A new study published in Frontiers in Psychology suggests that modern American parents go to great lengths to avoid undesirable birthdays for their children (like Friday the 13th).
If one assumes that the distribution of natural human birth is random, then there should be the same number of births on auspicious days (Christmas Day, St. Patrick’s Day, Valentine’s Day) as on inauspicious days (Halloween, Friday the 13th, September 11). A group of researchers who examined birthday records from the late 1800s to recent years have found that this however is pretty far from the truth.
“Long ago, U.S. American parents greatly overclaimed holidays as their children’s birthdays. These effects were larger for more important holidays, and they grew smaller as births moved to hospitals and became officially documented.”
For example, data from the Social Security Death Index (SSDI) for the period 1890-1910 shows that (reported) birthdays on major public holidays were unnaturally high. During this time, virtually all U.S. births took place at home and birth certificates weren’t sought or issued until after several days since the event. This, according to the researchers, gave parents some wiggle room when it came to declaring their child’s birthday.
“Where there is wiggle room, there is often wiggling, and such wiggling might reflect motivated social cognition.”
According to records from this time, an extra 66% children were born on Christmas Day (compared to adjacent days) and an extra 62% on New Year’s Day. The number of children born on George Washington’s Birthday, Independence Day, and Decoration Day were 36%, 38%, and 11% higher than the average, respectively. Parents also seem to have overreported birthdays on minor holidays like Valentine’s Day (+23%), Lincoln’s Birthday (+9%), St. Patrick’s Day (+7%) and St. Patrick’s Day (+6%).

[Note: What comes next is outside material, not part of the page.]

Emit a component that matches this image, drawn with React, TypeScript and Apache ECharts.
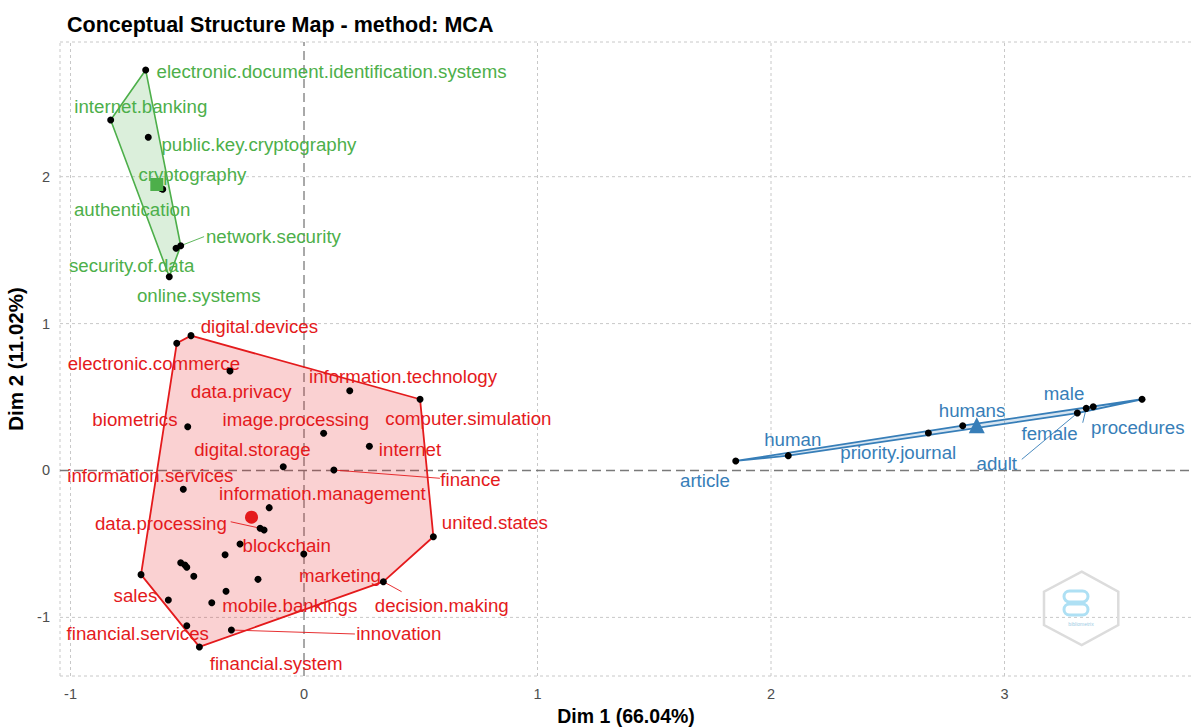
import React, { useEffect, useRef } from "react";
import * as echarts from "echarts";

// ---------- data (Dim 1, Dim 2) ----------
const greenX = [-0.678, -0.828, -0.667, -0.605, -0.612, -0.528, -0.548, -0.577];
const greenY = [2.726, 2.386, 2.268, 1.914, 1.92, 1.53, 1.513, 1.319];

const redX = [-0.484, -0.545, -0.317, 0.196, 0.497, -0.498, 0.084, 0.28, -0.089, 0.128, -0.517, -0.149, -0.188, -0.171, -0.274, -0.338, -0.001, -0.528, -0.51, -0.502, -0.698, -0.472, -0.197, 0.34, 0.554, -0.334, -0.581, -0.395, -0.502, -0.311, -0.448];
const redY = [0.918, 0.866, 0.677, 0.543, 0.485, 0.298, 0.253, 0.165, 0.026, 0.003, -0.128, -0.253, -0.393, -0.405, -0.5, -0.573, -0.568, -0.628, -0.643, -0.659, -0.709, -0.72, -0.741, -0.757, -0.451, -0.822, -0.882, -0.9, -1.057, -1.086, -1.201];

const blueX = [1.849, 2.074, 2.674, 2.821, 3.312, 3.35, 3.38, 3.589];
const blueY = [0.065, 0.101, 0.255, 0.305, 0.391, 0.423, 0.434, 0.485];

// ---------- labels (text and label centre in data units) ----------
const greenWords = ["electronic.document.identification.systems", "internet.banking", "public.key.cryptography", "cryptography", "authentication", "network.security", "security.of.data", "online.systems"];
const greenLX = [0.118, -0.699, -0.193, -0.478, -0.736, -0.131, -0.738, -0.451];
const greenLY = [2.715, 2.477, 2.221, 2.012, 1.78, 1.592, 1.394, 1.19];

const redWords = ["digital.devices", "electronic.commerce", "data.privacy", "information.technology", "biometrics", "image.processing", "computer.simulation", "digital.storage", "internet", "information.services", "finance", "information.management", "data.processing", "united.states", "blockchain", "marketing", "sales", "mobile.bankings", "decision.making", "financial.services", "innovation", "financial.system"];
const redLX = [-0.191, -0.643, -0.269, 0.424, -0.724, -0.035, 0.704, -0.221, 0.454, -0.658, 0.713, 0.079, -0.613, 0.817, -0.074, 0.154, -0.722, -0.061, 0.59, -0.712, 0.406, -0.119];
const redLY = [0.979, 0.73, 0.541, 0.639, 0.344, 0.344, 0.353, 0.14, 0.14, -0.031, -0.058, -0.16, -0.359, -0.355, -0.512, -0.718, -0.848, -0.92, -0.92, -1.113, -1.113, -1.312];

const blueWords = ["article", "human", "priority.journal", "humans", "male", "female", "procedures", "adult"];
const blueLX = [1.717, 2.093, 2.545, 2.861, 3.255, 3.193, 3.571, 2.967];
const blueLY = [-0.065, 0.208, 0.121, 0.407, 0.526, 0.253, 0.294, 0.049];

// ---------- leader lines (point index -> label end) ----------
const greenLeadIdx = [5];
const greenLeadX = [-0.428];
const greenLeadY = [1.592];
const redLeadIdx = [9, 12, 29, 23];
const redLeadX = [0.582, -0.314, 0.218, 0.418];
const redLeadY = [-0.053, -0.349, -1.113, -0.825];
const blueLeadIdx = [4, 5];
const blueLeadX = [3.074, 3.335];
const blueLeadY = [0.076, 0.325];

// ---------- axes ----------
const xTicks = [-1, 0, 1, 2, 3];
const yTicks = [-1, 0, 1, 2];
const X_MIN = -1.045;
const X_MAX = 3.803;
const Y_MIN = -1.399;
const Y_MAX = 2.917;

const FONT = '"Liberation Sans", Arial, Helvetica, sans-serif';
const GREEN = "#4DAF4A";
const RED = "#E41A1C";
const BLUE = "#377EB8";

function convexHull(xs: number[], ys: number[]): number[][] {
  const pts = xs.map((x, i) => [x, ys[i]]).sort((a, b) => a[0] - b[0] || a[1] - b[1]);
  const cross = (o: number[], a: number[], b: number[]) => (a[0] - o[0]) * (b[1] - o[1]) - (a[1] - o[1]) * (b[0] - o[0]);
  const lower: number[][] = [];
  for (const p of pts) {
    while (lower.length >= 2 && cross(lower[lower.length - 2], lower[lower.length - 1], p) <= 0) lower.pop();
    lower.push(p);
  }
  const upper: number[][] = [];
  for (let i = pts.length - 1; i >= 0; i--) {
    const p = pts[i];
    while (upper.length >= 2 && cross(upper[upper.length - 2], upper[upper.length - 1], p) <= 0) upper.pop();
    upper.push(p);
  }
  upper.pop();
  lower.pop();
  return lower.concat(upper);
}

const mean = (a: number[]) => a.reduce((s, v) => s + v, 0) / a.length;

export default function App() {
  const ref = useRef<HTMLDivElement>(null);

  useEffect(() => {
    if (!ref.current) return;
    const chart = echarts.init(ref.current, null, { renderer: "svg" });

    const clusters = [
      { color: GREEN, fill: "rgba(77,175,74,0.2)", xs: greenX, ys: greenY, words: greenWords, lx: greenLX, ly: greenLY, li: greenLeadIdx, lex: greenLeadX, ley: greenLeadY, symbol: "rect", size: 13, hw: 1.6 },
      { color: RED, fill: "rgba(228,26,28,0.2)", xs: redX, ys: redY, words: redWords, lx: redLX, ly: redLY, li: redLeadIdx, lex: redLeadX, ley: redLeadY, symbol: "circle", size: 13, hw: 1.8 },
      { color: BLUE, fill: "rgba(55,126,184,0.2)", xs: blueX, ys: blueY, words: blueWords, lx: blueLX, ly: blueLY, li: blueLeadIdx, lex: blueLeadX, ley: blueLeadY, symbol: "triangle", size: 16, hw: 1.8 },
    ];

    const gridLines: any[] = [];
    xTicks.forEach((v) => gridLines.push({ x1: v, y1: Y_MIN, x2: v, y2: Y_MAX, zero: v === 0 }));
    yTicks.forEach((v) => gridLines.push({ x1: X_MIN, y1: v, x2: X_MAX, y2: v, zero: v === 0 }));
    const borders = [
      { x1: X_MIN, y1: Y_MIN, x2: X_MIN, y2: Y_MAX },
      { x1: X_MIN, y1: Y_MAX, x2: X_MAX, y2: Y_MAX },
      { x1: X_MIN, y1: Y_MIN, x2: X_MAX, y2: Y_MIN },
    ];

    const series: any[] = [];

    // light grid lines
    series.push({
      type: "custom",
      coordinateSystem: "cartesian2d",
      silent: true,
      z: 1,
      clip: false,
      data: gridLines.filter((g) => !g.zero).concat(borders).map((g) => [g.x1, g.y1, g.x2, g.y2]),
      encode: { x: [0, 2], y: [1, 3] },
      renderItem: (params: any, api: any) => {
        const a = api.coord([api.value(0), api.value(1)]);
        const b = api.coord([api.value(2), api.value(3)]);
        return { type: "line", shape: { x1: a[0], y1: a[1], x2: b[0], y2: b[1] }, style: { stroke: "#c8c8c8", lineWidth: 1, lineDash: [3, 3] } };
      },
    });
    // zero lines
    series.push({
      type: "custom",
      coordinateSystem: "cartesian2d",
      silent: true,
      z: 2,
      data: gridLines.filter((g) => g.zero).map((g) => [g.x1, g.y1, g.x2, g.y2]),
      encode: { x: [0, 2], y: [1, 3] },
      renderItem: (params: any, api: any) => {
        const a = api.coord([api.value(0), api.value(1)]);
        const b = api.coord([api.value(2), api.value(3)]);
        return { type: "line", shape: { x1: a[0], y1: a[1], x2: b[0], y2: b[1] }, style: { stroke: "#7a7a7a", lineWidth: 1.3, lineDash: [9, 5] } };
      },
    });

    clusters.forEach((c) => {
      // labels
      series.push({
        type: "custom",
        coordinateSystem: "cartesian2d",
        silent: true,
        z: 3,
        clip: false,
        data: c.lx.map((x, i) => [x, c.ly[i]]),
        renderItem: (params: any, api: any) => {
          const p = api.coord([api.value(0), api.value(1)]);
          return {
            type: "text",
            x: p[0],
            y: p[1],
            style: { text: c.words[params.dataIndex], fill: c.color, fontSize: 18.7, fontFamily: FONT, align: "center", verticalAlign: "middle" },
          };
        },
      });
      // leader lines
      series.push({
        type: "custom",
        coordinateSystem: "cartesian2d",
        silent: true,
        z: 3,
        data: c.lex.map((x, i) => [x, c.ley[i], c.xs[c.li[i]], c.ys[c.li[i]]]),
        encode: { x: [0, 2], y: [1, 3] },
        renderItem: (params: any, api: any) => {
          const a = api.coord([api.value(0), api.value(1)]);
          const b = api.coord([api.value(2), api.value(3)]);
          return { type: "line", shape: { x1: a[0], y1: a[1], x2: b[0], y2: b[1] }, style: { stroke: c.color, lineWidth: 0.9 } };
        },
      });
      // convex hull
      const hull = convexHull(c.xs, c.ys);
      series.push({
        type: "custom",
        coordinateSystem: "cartesian2d",
        silent: true,
        z: 4,
        data: hull,
        renderItem: (params: any, api: any) => {
          if (params.dataIndex !== 0) return null;
          const pts = hull.map((p) => api.coord(p));
          return { type: "polygon", shape: { points: pts }, style: { fill: c.fill, stroke: c.color, lineWidth: c.hw, lineJoin: "round" } };
        },
      });
      // points
      series.push({
        type: "scatter",
        z: 5,
        silent: true,
        symbolSize: 7,
        itemStyle: { color: "#000000", opacity: 1 },
        data: c.xs.map((x, i) => [x, c.ys[i]]),
      });
      // centroid
      series.push({
        type: "scatter",
        z: 6,
        silent: true,
        symbol: c.symbol,
        symbolSize: c.size,
        itemStyle: { color: c.color, opacity: 1 },
        data: [[mean(c.xs), mean(c.ys)]],
      });
    });

    const hex = [
      [1081.7, 571.7],
      [1118.3, 591.7],
      [1118.3, 625],
      [1081.7, 645],
      [1044, 625],
      [1044, 591.7],
    ];

    chart.setOption({
      animation: false,
      backgroundColor: "#ffffff",
      title: {
        text: "Conceptual Structure Map - method: MCA",
        left: 62,
        top: 9,
        textStyle: { fontFamily: FONT, fontSize: 21.5, fontWeight: "bold", color: "#000000" },
      },
      grid: { left: 60, top: 42, width: 1132, height: 634, containLabel: false, outerBoundsMode: "none" },
      xAxis: {
        type: "value",
        min: X_MIN,
        max: X_MAX,
        axisLine: { show: false },
        axisTick: { show: false },
        splitLine: { show: false },
        axisLabel: { customValues: xTicks, color: "#4d4d4d", fontSize: 14.5, fontFamily: FONT, margin: 10 },
        name: "Dim 1 (66.04%)",
        nameLocation: "middle",
        nameGap: 30,
        nameTextStyle: { fontFamily: FONT, fontSize: 19.5, fontWeight: "bold", color: "#000000" },
      },
      yAxis: {
        type: "value",
        min: Y_MIN,
        max: Y_MAX,
        axisLine: { show: false },
        axisTick: { show: false },
        splitLine: { show: false },
        axisLabel: { customValues: yTicks, color: "#4d4d4d", fontSize: 14.5, fontFamily: FONT, margin: 10 },
        name: "Dim 2 (11.02%)",
        nameLocation: "middle",
        nameGap: 28,
        nameTextStyle: { fontFamily: FONT, fontSize: 20.5, fontWeight: "bold", color: "#000000" },
      },
      graphic: [
        { type: "polygon", shape: { points: hex }, style: { fill: "rgba(255,255,255,0)", stroke: "#dcdcdc", lineWidth: 2.5 }, z: 50 },
        { type: "rect", shape: { x: 1064, y: 591, width: 24, height: 11, r: 5.5 }, style: { fill: "rgba(255,255,255,0)", stroke: "#aee0f4", lineWidth: 3 }, z: 50 },
        { type: "rect", shape: { x: 1064, y: 604, width: 24, height: 11, r: 5.5 }, style: { fill: "rgba(255,255,255,0)", stroke: "#aee0f4", lineWidth: 3 }, z: 50 },
        { type: "text", x: 1081, y: 624, style: { text: "bibliometrix", fill: "#9ccbe4", fontSize: 5, fontFamily: FONT, align: "center", verticalAlign: "middle" }, z: 50 },
      ],
      series,
    });

    return () => chart.dispose();
  }, []);

  return <div ref={ref} style={{ position: "absolute", left: 0, top: 0, width: 1192, height: 728 }} />;
}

One statistic is especially illustrative of the magical thinking behind the phenomenon – the number of births on Halloween days in the same period was 7% less than the average.
“Presumably, parents wanted their children to bask in the reflected glory of saints and saviors but did not want them to glow in the questionable company of ghosts and goblins.”
It seems that this selection of birthdays was also sensitive to the cultural significance of holidays. St. Patrick’s Day is an important holiday for Irish immigrants in the US and Cinco de Mayo (commemoration of Mexican victory over French invaders celebrated on May 5), an important holiday for Mexican immigrants. While reported birthdays on St. Patrick’s Day was three times the average among Irish immigrants, there was no such effect among Mexican immigrants. The pattern was reversed in the case of Cinco de Mayo (twice the average among Mexican immigrants, no effect among Irish immigrants).
After examining data from 1880 to 2000, researchers found that this birthday selection effect reduced markedly during this period. They attribute this to more and more births being officially documented (by 1950, “88% of American women gave birth in hospitals”). In 1950, the birthday selection effects for major holidays (Christmas Day, Independence Day and New Year’s Day) and minor holidays (Valentine’s Day, St. Patrick’s Day, and Lincoln’s birthday) vanished or reduced substantially.
Now, here’s the surprising bit. In the period 1998-2000, the bias for major holidays reversed. In 2000, the number of children born on Christmas Day, Independence Day, and New Year’s Day were only 75% of those on an average day. Birthday selection for minor holidays (Valentine’s Day, St. Patrick’s Day, and Lincoln’s birthday) re-emerged towards the end of the twentieth century. Since birth records are accurate in modern times, negative selection for major holidays and positive selection for minor holidays are real effects (and not due to unfaithful reporting by parents).
“For holidays that are unlikely to overshadow a child’s birthday, modern parents seem to engage in birthday selection. Modern parents gave birth more often than one would expect on George Washington’s birthday—and gave birth less often than one would expect on Christmas Day.”
The re-emergence of birthday selection seems to coincide with another phenomenon – medical interventions like artificial induction of labor and caesarean section becoming commonplace. In two modern databases (ancestry.com’s Virginia birth records and CDC’s birth records) researchers found substantial drops in number of births on Christmas Day and Friday the 13th.
“Modern parents, medical staff, or both groups working together, use modern birth technology to steer strongly away from births on Christmas Day—and for both Christmas Eve and the day just after Christmas Day as well…..
…..Virginia parents clearly avoided Friday the 13th birth dates more fervently than they avoided this birth date on the other 6 days of the week.”
According to the researchers, the evidence uncovered strongly suggests that parents are using birth technologies to avoid undesirable birthdays for their kids. The phenomenon is unique in that modern technology is augmenting the effects of motivated social cognition and magical thinking (ghosts of a bygone era), rather than rational thinking.